Authorities waited to make any arrests and began collecting evidence, relying on informants and monitoring the Santa Elena ranch. April 9th they made multiple arrests at the ranch, including Elio Hernandez, his nephew Serafin, as well as the caretaker. The caretaker identified Mark Kilroy in a photo shown to him by authorities and Serafin confessed to kidnapping and assisting in Kilroy’s murder. Serafin also identified Constanzo and Aldrete as the leaders of the cult, described the rituals, and the murders that occurred at the ranch.
Serafin led authorities to Mark Kilroys body and it was exhumed.
Mexican Authorities were on a manhunt for cult members, continuously arresting more and more of the members. Finally catching up with Constanzo who was hiding out with four of his followers, a shoot out ensued in a small Mexico City apartment. Constanzo, not wanting to be arrested, ordered a follower to shoot him and Quintana Rodriguez so they would be dead when the authorities made their way into the apartment.

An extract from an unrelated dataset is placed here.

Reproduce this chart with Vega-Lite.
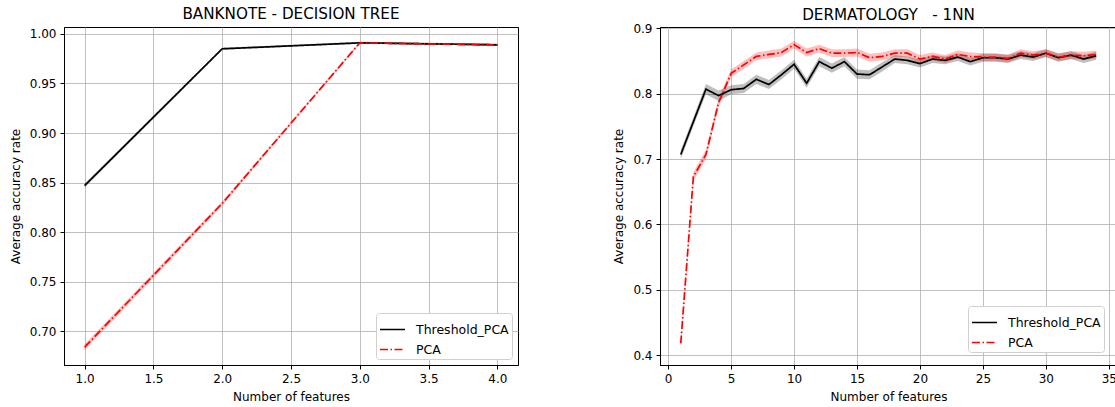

The second in command of the cult Sara Aldrete was arrested after the shootout, she ran out of the small apartment screaming that Constanzo was dead. Aldrete denied any involvement in any of the murders that occurred on the ranch and attempted to convince authorities she was not an actual member of the cult and was simply going through her initiation. She denied ever being in a relationship with the cult leader and claimed in the Mexico City apartment, she had been held hostage. On May 3rd,1994 Sara Aldrete was sentenced to 62 years in prison.
Other cult members’ sentencing varied from 30 to 60 years. Throughout the years, various members of the cult, including Aldrete, speak out to the media, claiming their innocence.
Mark Kilroy’s parents went on to create the Mark Kilroy Foundation. The foundation promotes drug awareness, education and prevention. The foundation has worked heavily with the local government and school systems in their area. Their goal with the foundation is to keep kids distracted when they aren’t in school, like spring or summer break.